A pilot drug checking project at Insite, a supervised consumption site in Vancouver, found that 91% of drugs reported as heroin or containing heroin were also positive for fentanyl. Disguising fentanyl in other drugs leads to overdoses, as individuals are not aware of the potency of the substances they are using.
We know that pill presses and encapsulators, which can be used for legitimate purposes, are also being imported to manufacture illegal pills containing opioids. According to the United States Drug Enforcement Agency, a single pill press can turn a kilogram of raw fentanyl worth a few thousand dollars into hundreds of thousands of pills worth millions of dollars on the black market
Currently, these devices can be legally imported into Canada by anyone, with no regulatory requirements. Under Bill C-37, every bill press and encapsulator imported into Canada would need to be registered with Health Canada.
The most illicit fentanyl is produced in other countries illegally and imported in small packages. Pure fentanyl is an extremely powerful opioid where even a few milligrams can cause a fatal overdose. A small package of pure fentanyl smuggled into Canada through international mail can contain the equivalent of thousands of fatal doses.
Currently, all mail entering Canada may be examined by an officer at the border prior to being allowed into the domestic postal stream, if the officer has reasonable grounds to do so. However, mail weighing 30 grams or less may only be opened if consent is obtained from the sender or the addressee. If no consent is given, suspicious mail is simply returned to the sender. It is believed that this exception is being exploited by drug smugglers and resulting in the proliferation of trafficking via international mail.
Bill C-37 would address this by enabling officers at the border to open all items in the international mail stream if they have reasonable grounds to be suspicious that the mail contains illicit goods.
Finally, we know that the opioid crisis has introduced very real workplace health and safety concerns for front-line staff, including border agents, law enforcement officers, and others who may be exposed to fentanyl and carfentanil during the course of their duties.
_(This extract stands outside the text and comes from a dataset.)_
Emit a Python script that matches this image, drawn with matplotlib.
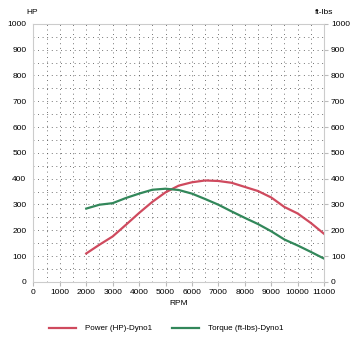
import matplotlib
matplotlib.use("Agg")
import matplotlib.pyplot as plt
from matplotlib.ticker import MultipleLocator

plt.rcParams['font.family'] = ['Liberation Sans', 'DejaVu Sans']

rpm = [2000, 2500, 3000, 3500, 4000, 4500, 5000, 5500, 6000, 6500, 7000,
       7500, 8000, 8500, 9000, 9500, 10000, 10500, 11000]
power_hp = [110, 144, 176, 221, 267, 310, 347, 373, 386, 393, 391,
            384, 368, 352, 327, 290, 265, 228, 186]
torque_ftlbs = [284, 299, 305, 325, 342, 357, 361, 356, 342, 321, 299,
                273, 248, 224, 196, 164, 141, 116, 90]

xticks = list(range(0, 11001, 1000))
yticks = list(range(0, 1001, 100))

fig = plt.figure(figsize=(3.55, 3.51), dpi=100)
ax = fig.add_axes([0.094, 0.197, 0.819, 0.735])

red = '#cf4a5e'
green = '#32875a'

l1, = ax.plot(rpm, power_hp, color=red, lw=1.6, label='Power (HP)-Dyno1')
l2, = ax.plot(rpm, torque_ftlbs, color=green, lw=1.6, label='Torque (ft-lbs)-Dyno1')

ax.set_xlim(0, 11000)
ax.set_ylim(0, 1000)
ax.set_xticks(xticks)
ax.set_yticks(yticks)
ax.xaxis.set_minor_locator(MultipleLocator(500))
ax.yaxis.set_minor_locator(MultipleLocator(50))
ax.grid(True, which='both', color='#444444', linestyle=(0, (1, 4.5)), lw=0.6)
ax.tick_params(axis='both', which='major', labelsize=6, length=3, color='#bbbbbb', pad=2)
ax.tick_params(axis='both', which='minor', length=0)
ax.tick_params(axis='y', right=True, labelright=True, left=False)
for s in ax.spines.values():
    s.set_color('#cccccc')
    s.set_linewidth(0.8)

ax.set_xlabel('RPM', fontsize=6, labelpad=3)
fig.text(0.09, 0.955, 'HP', fontsize=6, ha='center', va='bottom')
fig.text(0.912, 0.955, 'ft-lbs', fontsize=6, ha='center', va='bottom')

fig.legend(handles=[l1, l2], loc='center', bbox_to_anchor=(0.468, 0.064),
           ncol=2, frameon=False, fontsize=5.8, handlelength=3.4,
           columnspacing=2.4, handletextpad=1.1)

fig.savefig('out.png', dpi=100)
This concern is only made worse by the current rules related to the handling and disposition of seized controlled substances; precursors and other offence-related property are cumbersome and complex and include requirements for agencies to store materials until a court order can be obtained. This results in large quantities of controlled substances, potentially dangerous chemicals, and other offence-related property sitting in police evidence holdings for long periods, increasing the risk of exposure to these dangerous substances and increasing the risk of their being diverted to the illicit market.
Among the many provisions included in this bill to modernize the Controlled Drugs and Substances Act to keep pace with changes in the licit and illicit drug market, there are provisions that would introduce a new expedited process for the disposal of seized controlled substances, precursors, and chemical offence-related property.
Since I have only a few seconds left, I will wrap up now.
In conclusion, I would say that Bill C-37 would address gaps and weaknesses with existing legislation in order to better respond to the opioid crisis. This bill is another example of our government's commitment to establishing a comprehensive, collaborative, compassionate, and evidence-based approach to drug policy in order to reduce the harms currently being experienced by individuals and communities, caused by drugs.
I strongly, therefore, encourage all members of the House to support this bill, as amended by the House of Commons Standing Committee on Health.